* DATA BLOCK
>>>>
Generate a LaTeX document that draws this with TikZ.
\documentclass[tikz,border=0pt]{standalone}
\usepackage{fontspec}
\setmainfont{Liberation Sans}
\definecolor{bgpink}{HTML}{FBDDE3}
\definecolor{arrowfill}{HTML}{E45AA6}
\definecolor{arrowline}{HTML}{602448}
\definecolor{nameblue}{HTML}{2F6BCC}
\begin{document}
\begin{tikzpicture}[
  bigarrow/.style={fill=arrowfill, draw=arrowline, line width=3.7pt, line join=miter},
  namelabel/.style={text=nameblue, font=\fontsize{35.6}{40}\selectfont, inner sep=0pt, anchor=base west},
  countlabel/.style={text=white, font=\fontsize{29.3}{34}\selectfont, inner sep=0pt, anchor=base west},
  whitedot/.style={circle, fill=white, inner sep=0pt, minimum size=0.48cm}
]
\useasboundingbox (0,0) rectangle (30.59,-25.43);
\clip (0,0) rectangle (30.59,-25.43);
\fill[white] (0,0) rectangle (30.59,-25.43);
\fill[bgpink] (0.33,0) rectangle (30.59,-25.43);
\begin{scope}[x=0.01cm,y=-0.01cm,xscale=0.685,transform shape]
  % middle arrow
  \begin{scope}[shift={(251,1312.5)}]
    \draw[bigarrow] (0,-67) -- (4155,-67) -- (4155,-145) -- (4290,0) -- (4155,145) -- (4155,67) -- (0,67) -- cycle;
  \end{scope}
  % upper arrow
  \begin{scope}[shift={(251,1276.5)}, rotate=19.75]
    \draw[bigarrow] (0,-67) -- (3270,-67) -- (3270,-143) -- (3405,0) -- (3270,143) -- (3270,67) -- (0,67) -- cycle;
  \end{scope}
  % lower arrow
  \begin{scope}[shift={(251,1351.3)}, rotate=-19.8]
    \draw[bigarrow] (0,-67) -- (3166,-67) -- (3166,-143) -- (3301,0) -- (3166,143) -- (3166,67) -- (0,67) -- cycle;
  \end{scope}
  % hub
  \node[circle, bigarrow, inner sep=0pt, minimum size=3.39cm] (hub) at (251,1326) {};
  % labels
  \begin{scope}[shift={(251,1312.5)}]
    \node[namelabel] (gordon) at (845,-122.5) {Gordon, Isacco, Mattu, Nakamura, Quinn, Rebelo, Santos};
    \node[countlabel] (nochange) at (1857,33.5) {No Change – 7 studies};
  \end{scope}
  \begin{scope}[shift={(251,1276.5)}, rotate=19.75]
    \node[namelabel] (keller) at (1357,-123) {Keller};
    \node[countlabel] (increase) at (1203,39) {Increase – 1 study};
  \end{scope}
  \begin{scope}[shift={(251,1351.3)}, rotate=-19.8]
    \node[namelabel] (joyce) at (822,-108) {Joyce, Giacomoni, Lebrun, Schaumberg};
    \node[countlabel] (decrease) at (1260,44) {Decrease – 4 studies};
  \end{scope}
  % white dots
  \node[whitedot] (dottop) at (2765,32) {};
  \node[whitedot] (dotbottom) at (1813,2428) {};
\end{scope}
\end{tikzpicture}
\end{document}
<<<<
* SET TASK
Each line must be given again exactly as written above.

* WRITTEN ANSWER
Generate a LaTeX document that draws this with TikZ.
\documentclass[tikz,border=0pt]{standalone}
\usepackage{fontspec}
\setmainfont{Liberation Sans}
\definecolor{bgpink}{HTML}{FBDDE3}
\definecolor{arrowfill}{HTML}{E45AA6}
\definecolor{arrowline}{HTML}{602448}
\definecolor{nameblue}{HTML}{2F6BCC}
\begin{document}
\begin{tikzpicture}[
  bigarrow/.style={fill=arrowfill, draw=arrowline, line width=3.7pt, line join=miter},
  namelabel/.style={text=nameblue, font=\fontsize{35.6}{40}\selectfont, inner sep=0pt, anchor=base west},
  countlabel/.style={text=white, font=\fontsize{29.3}{34}\selectfont, inner sep=0pt, anchor=base west},
  whitedot/.style={circle, fill=white, inner sep=0pt, minimum size=0.48cm}
]
\useasboundingbox (0,0) rectangle (30.59,-25.43);
\clip (0,0) rectangle (30.59,-25.43);
\fill[white] (0,0) rectangle (30.59,-25.43);
\fill[bgpink] (0.33,0) rectangle (30.59,-25.43);
\begin{scope}[x=0.01cm,y=-0.01cm,xscale=0.685,transform shape]
  % middle arrow
  \begin{scope}[shift={(251,1312.5)}]
    \draw[bigarrow] (0,-67) -- (4155,-67) -- (4155,-145) -- (4290,0) -- (4155,145) -- (4155,67) -- (0,67) -- cycle;
  \end{scope}
  % upper arrow
  \begin{scope}[shift={(251,1276.5)}, rotate=19.75]
    \draw[bigarrow] (0,-67) -- (3270,-67) -- (3270,-143) -- (3405,0) -- (3270,143) -- (3270,67) -- (0,67) -- cycle;
  \end{scope}
  % lower arrow
  \begin{scope}[shift={(251,1351.3)}, rotate=-19.8]
    \draw[bigarrow] (0,-67) -- (3166,-67) -- (3166,-143) -- (3301,0) -- (3166,143) -- (3166,67) -- (0,67) -- cycle;
  \end{scope}
  % hub
  \node[circle, bigarrow, inner sep=0pt, minimum size=3.39cm] (hub) at (251,1326) {};
  % labels
  \begin{scope}[shift={(251,1312.5)}]
    \node[namelabel] (gordon) at (845,-122.5) {Gordon, Isacco, Mattu, Nakamura, Quinn, Rebelo, Santos};
    \node[countlabel] (nochange) at (1857,33.5) {No Change – 7 studies};
  \end{scope}
  \begin{scope}[shift={(251,1276.5)}, rotate=19.75]
    \node[namelabel] (keller) at (1357,-123) {Keller};
    \node[countlabel] (increase) at (1203,39) {Increase – 1 study};
  \end{scope}
  \begin{scope}[shift={(251,1351.3)}, rotate=-19.8]
    \node[namelabel] (joyce) at (822,-108) {Joyce, Giacomoni, Lebrun, Schaumberg};
    \node[countlabel] (decrease) at (1260,44) {Decrease – 4 studies};
  \end{scope}
  % white dots
  \node[whitedot] (dottop) at (2765,32) {};
  \node[whitedot] (dotbottom) at (1813,2428) {};
\end{scope}
\end{tikzpicture}
\end{document}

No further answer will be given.